Verticals

The new scramble for Africa

Datacentres are popping up all over Africa, with a massive concentration at the southern tip. Where is all the growth coming from?

06 December 2021

There’s a boom going on in the datacentre business, which finally seems to have reached the shores of this continent. Datacentres are just one part of a great tide of investment washing over Africa, which has been chronically underserved by almost any kind of infrastructure, digital or otherwise. Its population is also set to double in the next 30 years or so, which means adding the population of France every two years. In this time, there will come to be at least a dozen megacities with populations of over 10 million, including probably the greater Johannesburg area, and with them, an unquenchable thirst for data. The Digital Council Africa reckons there are now 930 million cellphone users in Sub-Saharan Africa as of 2021, but that only 340 million are mobile internet users, which means that just a third have made it online. It’s thought that for the rest of the continent to be on par with South Africa, it will need in the region of 1 000MW of IT load, which will need to be spread between 700 datacentres, according to the African Data Centres Association. There is clearly a very big hole in the continent’s infrastructure fabric that needs to be filled, but there hasn’t been much interest from IT investors, until now. The trickle of data that was drip-feeding the continent will now swell to a roar as two very large sub-sea pipes are lit up. These are Google’s Equiano (150 Tbps) and the Facebook-backed 2Africa (180 Tbps). Equiano is going to be completed sooner than 2Africa, probably in the next couple of months, and Openserve will be its landing partner.

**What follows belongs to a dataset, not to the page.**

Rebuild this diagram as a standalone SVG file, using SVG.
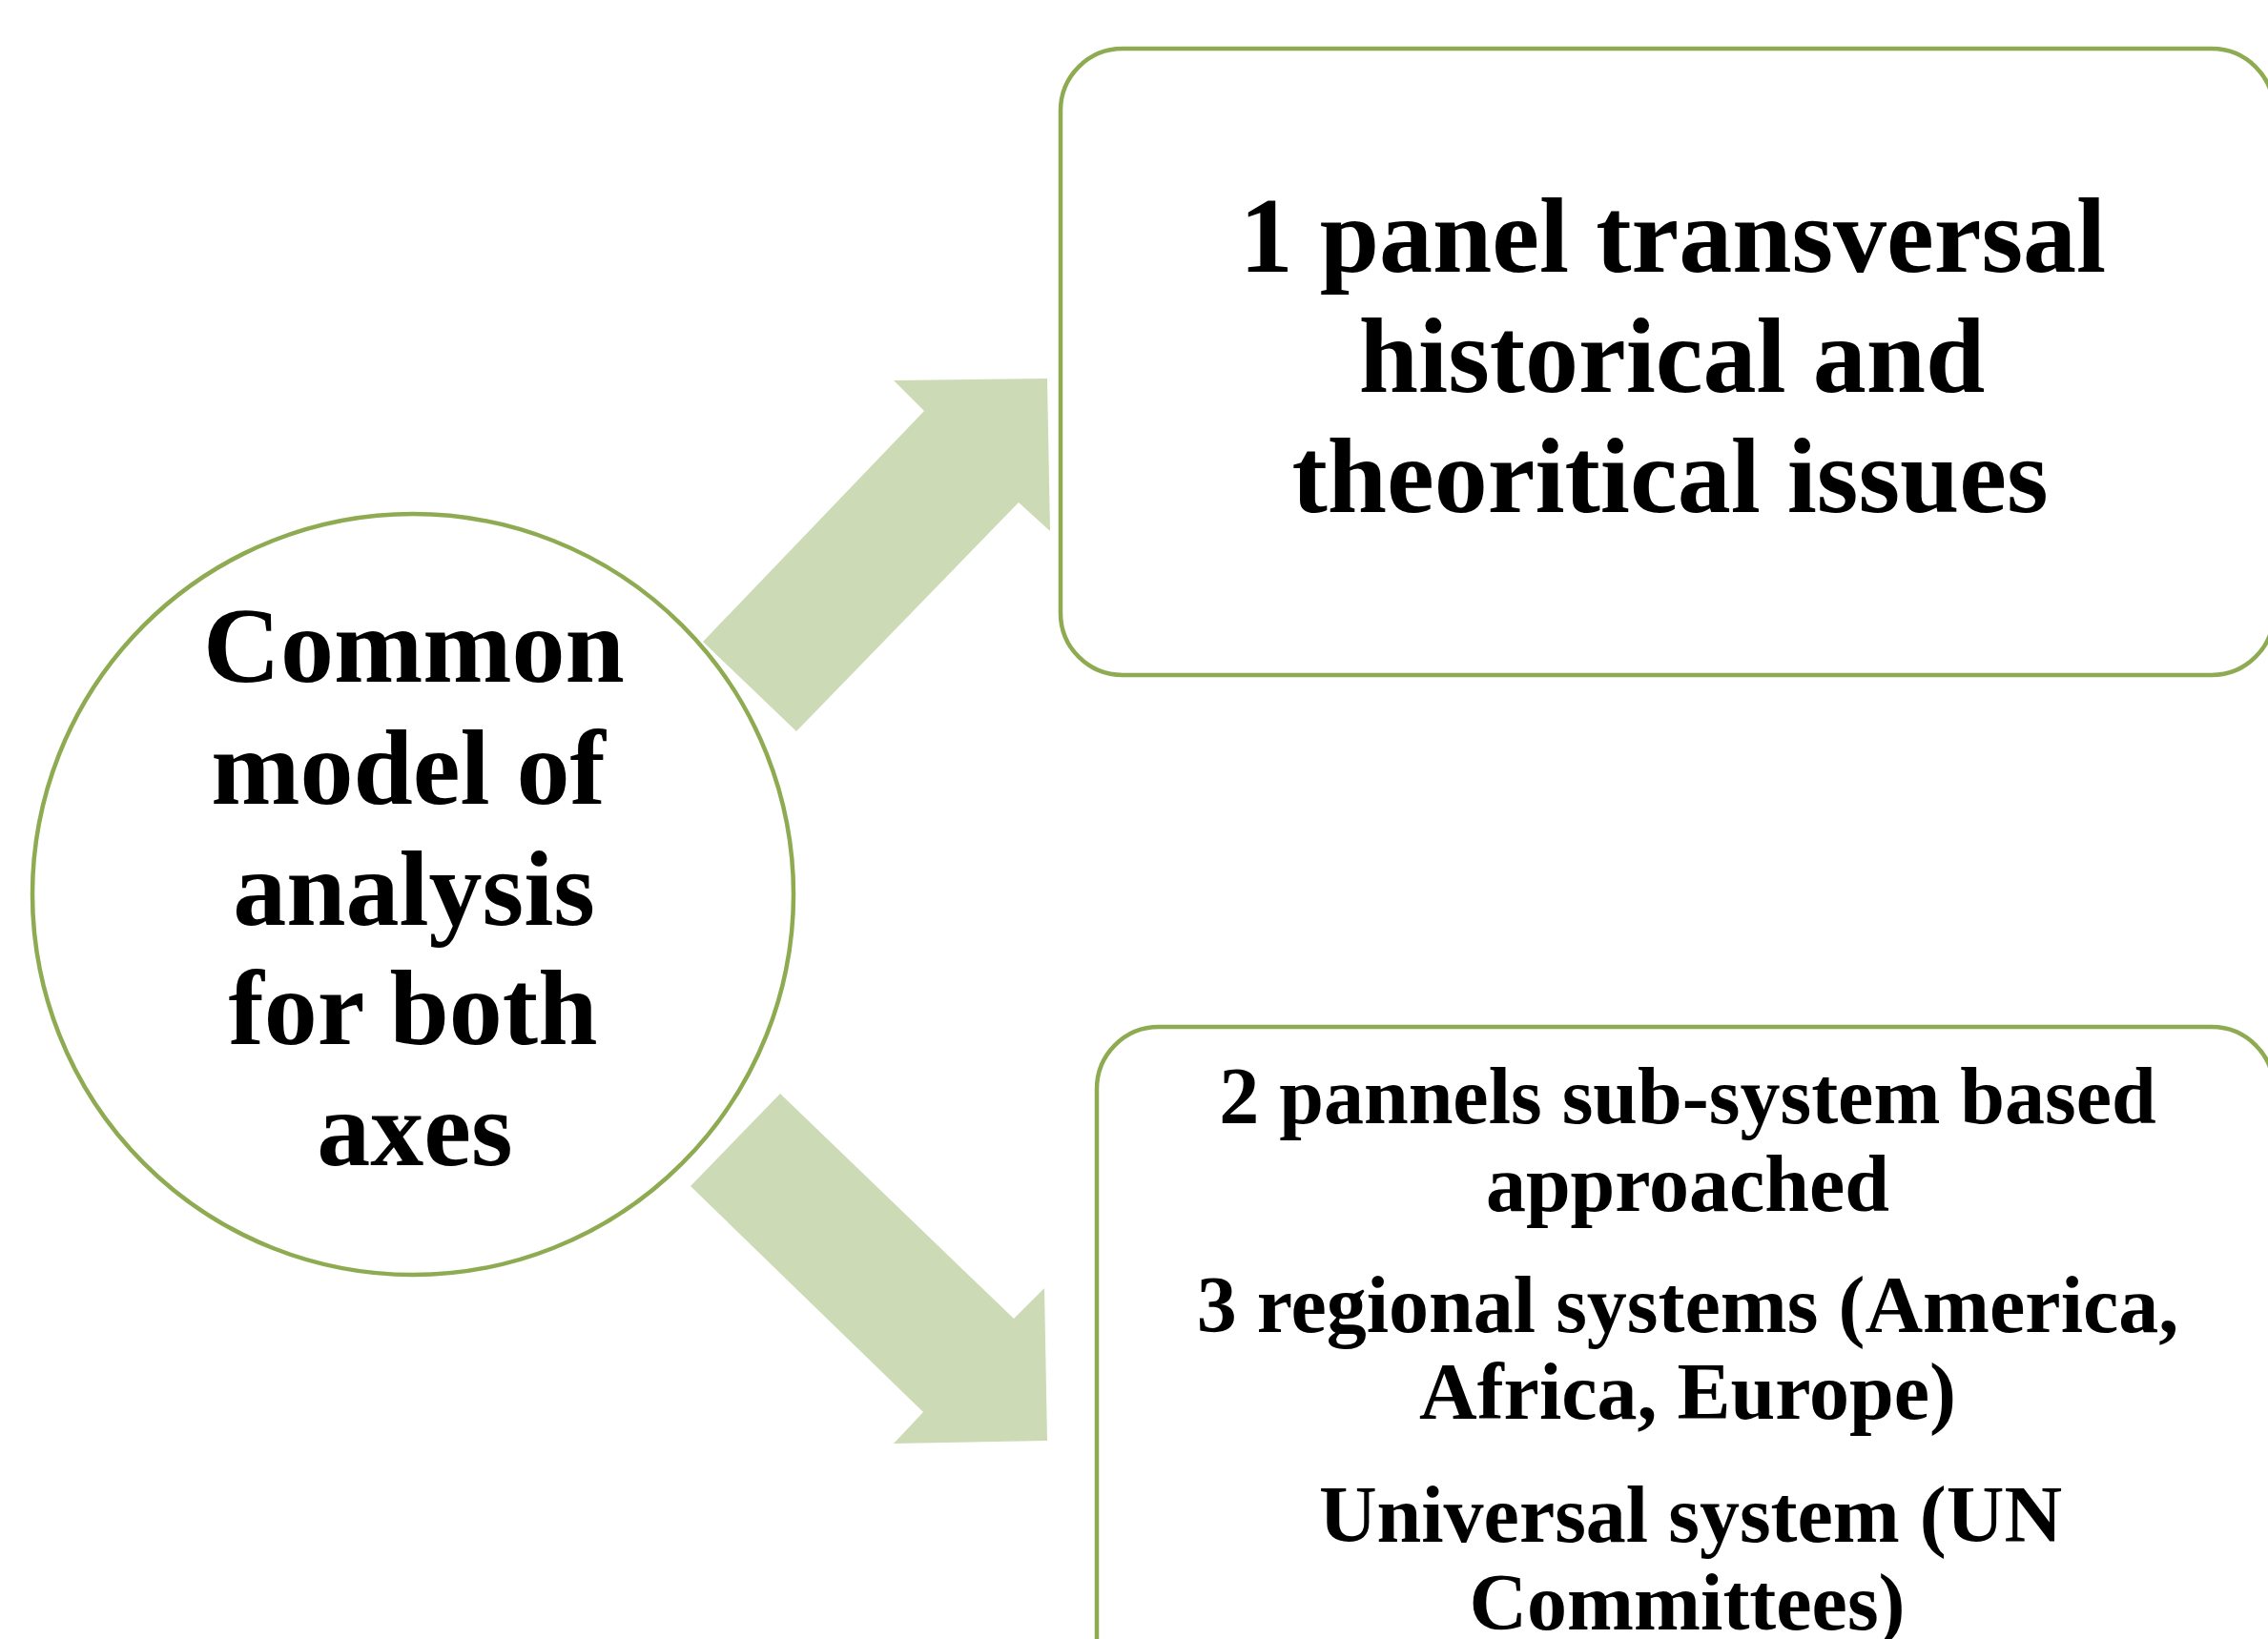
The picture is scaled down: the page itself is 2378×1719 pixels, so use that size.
<svg xmlns="http://www.w3.org/2000/svg" width="2378" height="1719" viewBox="0 0 2378 1719">
  <style>
    .shape { fill: #ffffff; stroke: #8eab52; stroke-width: 4.5; }
    .arrow { fill: #cddab6; stroke: none; }
    .label { font-family: "Liberation Serif", "DejaVu Serif", serif; font-weight: bold; fill: #000000; text-anchor: middle; }
    .big { font-size: 112px; }
    .small { font-size: 84px; }
  </style>
  <rect width="2378" height="1719" fill="#ffffff"/>

  <!-- block arrows from the hub to the two panels -->
  <g id="connectors">
    <polygon class="arrow" points="737,673 969,431 937,399 1098,397 1101,557 1068,527 835,767"/>
    <polygon class="arrow" points="818,1147 724,1244 968,1481 937,1514 1098,1511 1095,1351 1063,1383"/>
  </g>

  <!-- hub -->
  <g id="hub">
    <circle class="shape" cx="433" cy="938" r="399"/>
    <text class="label big">
      <tspan x="448" y="715">Common</tspan>
      <tspan x="442" y="843">model of</tspan>
      <tspan x="448" y="970">analysis</tspan>
      <tspan x="447" y="1095">for both</tspan>
      <tspan x="435" y="1222">axes</tspan>
    </text>
  </g>

  <!-- upper panel -->
  <g id="panel-transversal">
    <rect class="shape" x="1112" y="51" width="1272" height="657" rx="65" ry="65"/>
    <text class="label big">
      <tspan x="1768" y="285">1 panel transversal</tspan>
      <tspan x="1767" y="411">historical and</tspan>
      <tspan x="1751" y="537">theoritical issues</tspan>
    </text>
  </g>

  <!-- lower panel -->
  <g id="panel-subsystems">
    <rect class="shape" x="1150" y="1077" width="1234" height="720" rx="65" ry="65"/>
    <text class="label small">
      <tspan x="1780" y="1178">2 pannels sub-system based</tspan>
      <tspan x="1780" y="1270">approached</tspan>
      <tspan x="1780" y="1397">3 regional systems (America,</tspan>
      <tspan x="1780" y="1488">Africa, Europe)</tspan>
      <tspan x="1783" y="1617">Universal system (UN</tspan>
      <tspan x="1769" y="1709">Committees)</tspan>
    </text>
  </g>
</svg>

Another major factor has been the explosion of cloud services, and with Amazon and Microsoft both having datacentre regions in South Africa, there’s plenty of scope for growth in countries all the way up Africa. These clouds will need physical datacentre facilities, and it’s here where the founders of Teraco displayed remarkable foresight when they started the company in 2008. It has a sprawling campus in Isando in Johannesburg, which it’s added to over the years, and has two datacentres in Cape Town. It also has one in Bredell, and a smaller one in Durban.